Task inputs –
★ ★ ★ ★ ★

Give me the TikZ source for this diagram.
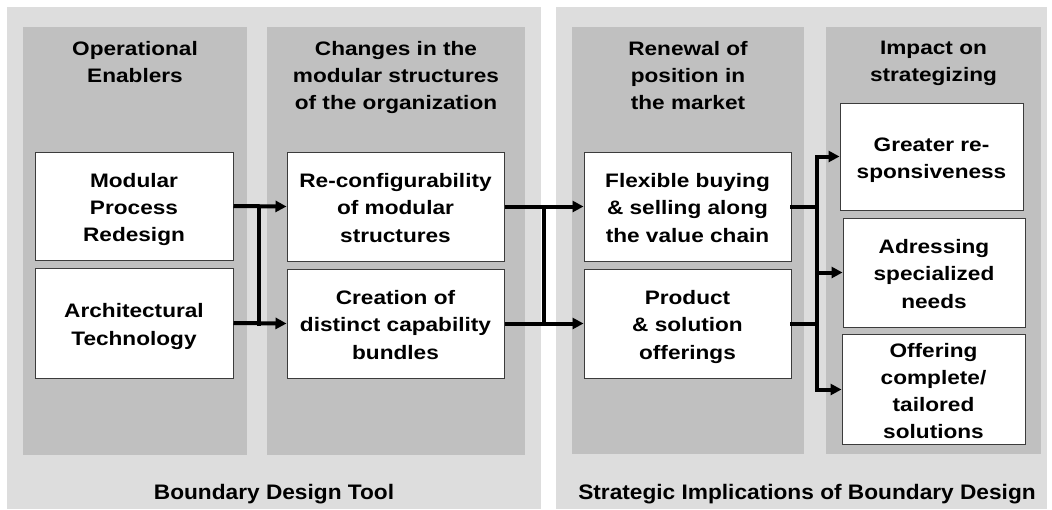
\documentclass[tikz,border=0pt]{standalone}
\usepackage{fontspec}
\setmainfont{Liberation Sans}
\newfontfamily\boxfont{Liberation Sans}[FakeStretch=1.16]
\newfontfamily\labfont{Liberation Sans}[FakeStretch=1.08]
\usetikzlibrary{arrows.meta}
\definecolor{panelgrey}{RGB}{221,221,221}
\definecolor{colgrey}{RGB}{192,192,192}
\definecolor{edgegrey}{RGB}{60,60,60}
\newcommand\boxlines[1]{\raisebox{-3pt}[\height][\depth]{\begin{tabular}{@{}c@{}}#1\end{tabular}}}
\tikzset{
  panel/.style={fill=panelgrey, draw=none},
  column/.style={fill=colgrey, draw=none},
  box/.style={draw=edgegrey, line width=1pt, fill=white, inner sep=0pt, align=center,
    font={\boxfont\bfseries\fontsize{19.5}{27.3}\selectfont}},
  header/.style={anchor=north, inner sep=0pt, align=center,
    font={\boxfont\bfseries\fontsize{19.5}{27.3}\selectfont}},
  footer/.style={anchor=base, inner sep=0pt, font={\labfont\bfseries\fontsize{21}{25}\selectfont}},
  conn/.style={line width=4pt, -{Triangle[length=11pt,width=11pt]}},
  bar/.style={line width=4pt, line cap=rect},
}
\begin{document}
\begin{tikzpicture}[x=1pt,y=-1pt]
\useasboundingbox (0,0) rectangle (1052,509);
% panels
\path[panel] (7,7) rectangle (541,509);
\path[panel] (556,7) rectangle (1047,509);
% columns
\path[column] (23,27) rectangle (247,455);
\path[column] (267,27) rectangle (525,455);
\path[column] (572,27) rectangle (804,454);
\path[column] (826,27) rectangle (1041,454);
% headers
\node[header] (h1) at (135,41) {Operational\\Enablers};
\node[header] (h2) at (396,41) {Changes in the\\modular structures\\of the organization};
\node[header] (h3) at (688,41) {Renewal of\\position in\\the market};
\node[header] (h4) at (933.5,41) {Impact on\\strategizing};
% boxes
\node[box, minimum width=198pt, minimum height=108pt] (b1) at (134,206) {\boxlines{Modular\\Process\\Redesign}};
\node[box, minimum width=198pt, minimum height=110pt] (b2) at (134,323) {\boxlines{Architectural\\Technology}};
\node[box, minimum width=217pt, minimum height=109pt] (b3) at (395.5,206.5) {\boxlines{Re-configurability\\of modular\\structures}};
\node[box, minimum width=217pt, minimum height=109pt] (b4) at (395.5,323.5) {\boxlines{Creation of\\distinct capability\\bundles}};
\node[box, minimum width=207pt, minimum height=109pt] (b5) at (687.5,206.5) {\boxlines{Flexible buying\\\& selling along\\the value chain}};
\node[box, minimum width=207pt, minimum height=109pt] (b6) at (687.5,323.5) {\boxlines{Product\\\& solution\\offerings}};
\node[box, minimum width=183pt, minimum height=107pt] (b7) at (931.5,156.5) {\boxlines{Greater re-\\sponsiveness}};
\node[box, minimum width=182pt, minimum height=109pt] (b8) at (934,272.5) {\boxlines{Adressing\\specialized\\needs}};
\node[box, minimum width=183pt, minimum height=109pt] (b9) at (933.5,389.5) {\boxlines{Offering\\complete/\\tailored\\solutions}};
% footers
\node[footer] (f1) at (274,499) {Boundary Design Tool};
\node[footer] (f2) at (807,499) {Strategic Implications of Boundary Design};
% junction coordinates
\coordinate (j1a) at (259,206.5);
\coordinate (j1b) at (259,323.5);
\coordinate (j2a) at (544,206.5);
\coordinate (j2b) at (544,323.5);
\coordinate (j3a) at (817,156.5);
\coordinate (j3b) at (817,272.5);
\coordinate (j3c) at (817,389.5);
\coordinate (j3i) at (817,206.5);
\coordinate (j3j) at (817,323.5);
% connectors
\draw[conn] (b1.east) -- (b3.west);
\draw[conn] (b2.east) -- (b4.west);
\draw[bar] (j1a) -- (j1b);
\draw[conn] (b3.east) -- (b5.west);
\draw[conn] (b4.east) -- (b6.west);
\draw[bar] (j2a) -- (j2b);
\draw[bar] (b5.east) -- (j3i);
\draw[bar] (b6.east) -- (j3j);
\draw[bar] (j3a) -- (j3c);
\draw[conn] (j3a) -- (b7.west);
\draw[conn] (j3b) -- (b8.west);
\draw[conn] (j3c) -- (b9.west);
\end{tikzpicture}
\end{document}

★ ★ ★ ★ ★

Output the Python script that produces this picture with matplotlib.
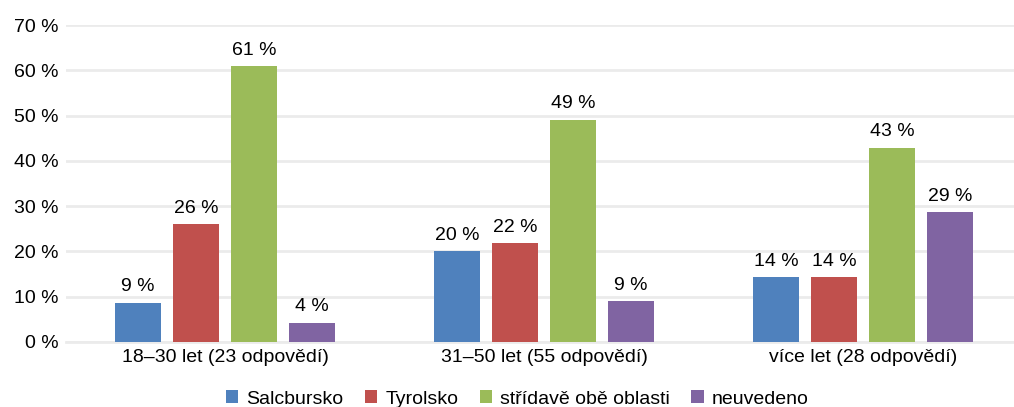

★ ★ ★ ★ ★

Job –
Show every line from the entries above in which "this" appears.

Solved problem –
Give me the TikZ source for this diagram.
Output the Python script that produces this picture with matplotlib.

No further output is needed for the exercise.